Return all the data below as it stands, minus the pictures.

- **Given information**:
◆ ◆ ◆ ◆ ◆

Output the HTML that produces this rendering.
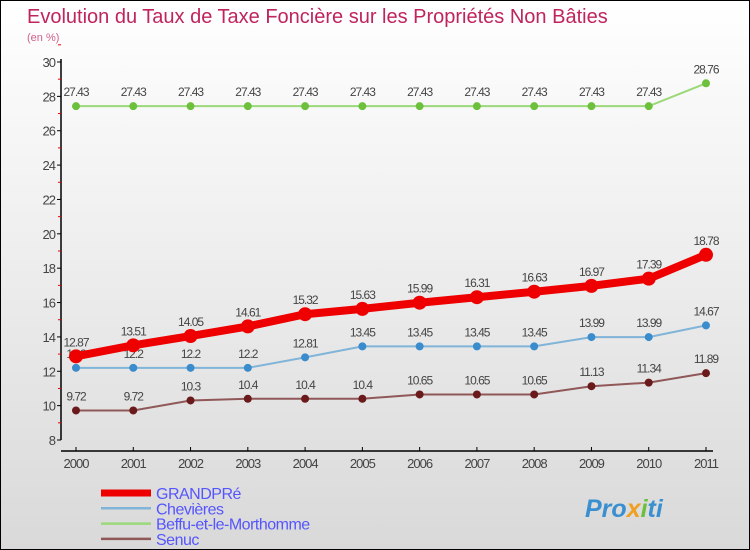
<!DOCTYPE html>
<html><head><meta charset="utf-8"><style>
body{margin:0}
#c{width:750px;height:550px;position:relative;box-sizing:border-box;border:1px solid #000;background:linear-gradient(#fff,#f4f4f4 30%,#d9d9d9);font-family:"Liberation Sans",sans-serif;overflow:hidden}
svg{position:absolute;left:0;top:0}
</style></head><body>
<div id="c">
<svg id="s" width="750" height="550">
<text x="26" y="22" font-size="20" fill="#c0245c" font-family="Liberation Sans,sans-serif">Evolution du Taux de Taxe Foncière sur les Propriétés Non Bâties</text>
<text x="26" y="40" font-size="11" fill="#d0608a">(en %)</text>
<text x="584" y="516" font-size="25" font-weight="bold" font-style="italic" fill="#3a8fd0">Pro<tspan fill="#f0a020">x</tspan><tspan fill="#6cc03c">i</tspan>ti</text>
</svg>
</div>
<script>
const years=[2000,2001,2002,2003,2004,2005,2006,2007,2008,2009,2010,2011];
const grandpre=[12.87,13.51,14.05,14.61,15.32,15.63,15.99,16.31,16.63,16.97,17.39,18.78];
const chevieres=[12.2,12.2,12.2,12.2,12.81,13.45,13.45,13.45,13.45,13.99,13.99,14.67];
const beffu=[27.43,27.43,27.43,27.43,27.43,27.43,27.43,27.43,27.43,27.43,27.43,28.76];
const senuc=[9.72,9.72,10.3,10.4,10.4,10.4,10.65,10.65,10.65,11.13,11.34,11.89];
const yTicks=[8,10,12,14,16,18,20,22,24,26,28,30];
const NS="http://www.w3.org/2000/svg";
const s=document.getElementById('s');
const X=i=>75+i*(630/11);
const Y=v=>439-(v-8)*(378/22);
function el(t,a,p){const e=document.createElementNS(NS,t);for(const k in a)e.setAttribute(k,a[k]);(p||s).appendChild(e);return e;}
let ax=el('line',{x1:60,y1:58,x2:60,y2:439,stroke:'#000','stroke-width':1.5});


let xx=el('line',{x1:60,y1:450,x2:712,y2:450,stroke:'#000','stroke-width':1.5});


yTicks.forEach(v=>{
  el('line',{x1:56,y1:Y(v),x2:60,y2:Y(v),stroke:'#000'});
  el('line',{x1:57,y1:Y(v+1),x2:60,y2:Y(v+1),stroke:'#e00'});
  const t=el('text',{x:54,y:Y(v)+5,'font-size':13,fill:'#444','text-anchor':'end','letter-spacing':'-1'});
  t.textContent=v;
  
  
});
years.forEach((y,i)=>{
  el('line',{x1:X(i),y1:446,x2:X(i),y2:450,stroke:'#000'});
  const t=el('text',{x:X(i),y:467,'font-size':13,fill:'#444','text-anchor':'middle','letter-spacing':'-1'});
  t.textContent=y;
  
  
});
const series=[
 {n:'beffu',d:beffu,c:'#9ad87a',p:'#6cc03c',w:2,r:4,label:'Beffu-et-le-Morthomme'},
 {n:'chevieres',d:chevieres,c:'#80b4d8',p:'#3a8ccc',w:2,r:4,label:'Chevières'},
 {n:'senuc',d:senuc,c:'#905858',p:'#6a1a1a',w:2,r:4,label:'Senuc'},
 {n:'grandpre',d:grandpre,c:'#ee0000',p:'#ee0000',w:8,r:7,label:'GRANDPRé'}
];
series.forEach(sr=>{
  const pl=el('polyline',{points:sr.d.map((v,i)=>X(i)+','+Y(v)).join(' '),fill:'none',stroke:sr.c,'stroke-width':sr.w});
  
  
  sr.d.forEach((v,i)=>{
    const c=el('circle',{cx:X(i),cy:Y(v),r:sr.r,fill:sr.p});
    
    
    const t=el('text',{x:X(i),y:Y(v)-10,'font-size':12,fill:'#444','text-anchor':'middle','letter-spacing':'-1'});
    t.textContent=String(v);
    
    
  });
});
const leg=[series[3],series[1],series[0],series[2]];
leg.forEach((sr,k)=>{
  const y=492+k*15.3;
  const l=el('line',{x1:100,y1:y,x2:150,y2:y,stroke:sr.c,'stroke-width':sr.n==='grandpre'?7:2.5});
  
  
  const t=el('text',{x:155,y:y+6,'font-size':16,fill:'#5555ff','letter-spacing':'-0.5'});
  t.textContent=sr.label;
  
  
});
</script>
</body></html>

◆ ◆ ◆ ◆ ◆

- **Correct result**:
Output the HTML that produces this rendering.
<!DOCTYPE html>
<html><head><meta charset="utf-8"><style>
body{margin:0}
#c{width:750px;height:550px;position:relative;box-sizing:border-box;border:1px solid #000;background:linear-gradient(#fff,#f4f4f4 30%,#d9d9d9);font-family:"Liberation Sans",sans-serif;overflow:hidden}
svg{position:absolute;left:0;top:0}
</style></head><body>
<div id="c">
<svg id="s" width="750" height="550">
<text x="26" y="22" font-size="20" fill="#c0245c" font-family="Liberation Sans,sans-serif">Evolution du Taux de Taxe Foncière sur les Propriétés Non Bâties</text>
<text x="26" y="40" font-size="11" fill="#d0608a">(en %)</text>
<text x="584" y="516" font-size="25" font-weight="bold" font-style="italic" fill="#3a8fd0">Pro<tspan fill="#f0a020">x</tspan><tspan fill="#6cc03c">i</tspan>ti</text>
</svg>
</div>
<script>
const years=[2000,2001,2002,2003,2004,2005,2006,2007,2008,2009,2010,2011];
const grandpre=[12.87,13.51,14.05,14.61,15.32,15.63,15.99,16.31,16.63,16.97,17.39,18.78];
const chevieres=[12.2,12.2,12.2,12.2,12.81,13.45,13.45,13.45,13.45,13.99,13.99,14.67];
const beffu=[27.43,27.43,27.43,27.43,27.43,27.43,27.43,27.43,27.43,27.43,27.43,28.76];
const senuc=[9.72,9.72,10.3,10.4,10.4,10.4,10.65,10.65,10.65,11.13,11.34,11.89];
const yTicks=[8,10,12,14,16,18,20,22,24,26,28,30];
const NS="http://www.w3.org/2000/svg";
const s=document.getElementById('s');
const X=i=>75+i*(630/11);
const Y=v=>439-(v-8)*(378/22);
function el(t,a,p){const e=document.createElementNS(NS,t);for(const k in a)e.setAttribute(k,a[k]);(p||s).appendChild(e);return e;}
let ax=el('line',{x1:60,y1:58,x2:60,y2:439,stroke:'#000','stroke-width':1.5});


let xx=el('line',{x1:60,y1:450,x2:712,y2:450,stroke:'#000','stroke-width':1.5});


yTicks.forEach(v=>{
  el('line',{x1:56,y1:Y(v),x2:60,y2:Y(v),stroke:'#000'});
  el('line',{x1:57,y1:Y(v+1),x2:60,y2:Y(v+1),stroke:'#e00'});
  const t=el('text',{x:54,y:Y(v)+5,'font-size':13,fill:'#444','text-anchor':'end','letter-spacing':'-1'});
  t.textContent=v;
  
  
});
years.forEach((y,i)=>{
  el('line',{x1:X(i),y1:446,x2:X(i),y2:450,stroke:'#000'});
  const t=el('text',{x:X(i),y:467,'font-size':13,fill:'#444','text-anchor':'middle','letter-spacing':'-1'});
  t.textContent=y;
  
  
});
const series=[
 {n:'beffu',d:beffu,c:'#9ad87a',p:'#6cc03c',w:2,r:4,label:'Beffu-et-le-Morthomme'},
 {n:'chevieres',d:chevieres,c:'#80b4d8',p:'#3a8ccc',w:2,r:4,label:'Chevières'},
 {n:'senuc',d:senuc,c:'#905858',p:'#6a1a1a',w:2,r:4,label:'Senuc'},
 {n:'grandpre',d:grandpre,c:'#ee0000',p:'#ee0000',w:8,r:7,label:'GRANDPRé'}
];
series.forEach(sr=>{
  const pl=el('polyline',{points:sr.d.map((v,i)=>X(i)+','+Y(v)).join(' '),fill:'none',stroke:sr.c,'stroke-width':sr.w});
  
  
  sr.d.forEach((v,i)=>{
    const c=el('circle',{cx:X(i),cy:Y(v),r:sr.r,fill:sr.p});
    
    
    const t=el('text',{x:X(i),y:Y(v)-10,'font-size':12,fill:'#444','text-anchor':'middle','letter-spacing':'-1'});
    t.textContent=String(v);
    
    
  });
});
const leg=[series[3],series[1],series[0],series[2]];
leg.forEach((sr,k)=>{
  const y=492+k*15.3;
  const l=el('line',{x1:100,y1:y,x2:150,y2:y,stroke:sr.c,'stroke-width':sr.n==='grandpre'?7:2.5});
  
  
  const t=el('text',{x:155,y:y+6,'font-size':16,fill:'#5555ff','letter-spacing':'-0.5'});
  t.textContent=sr.label;
  
  
});
</script>
</body></html>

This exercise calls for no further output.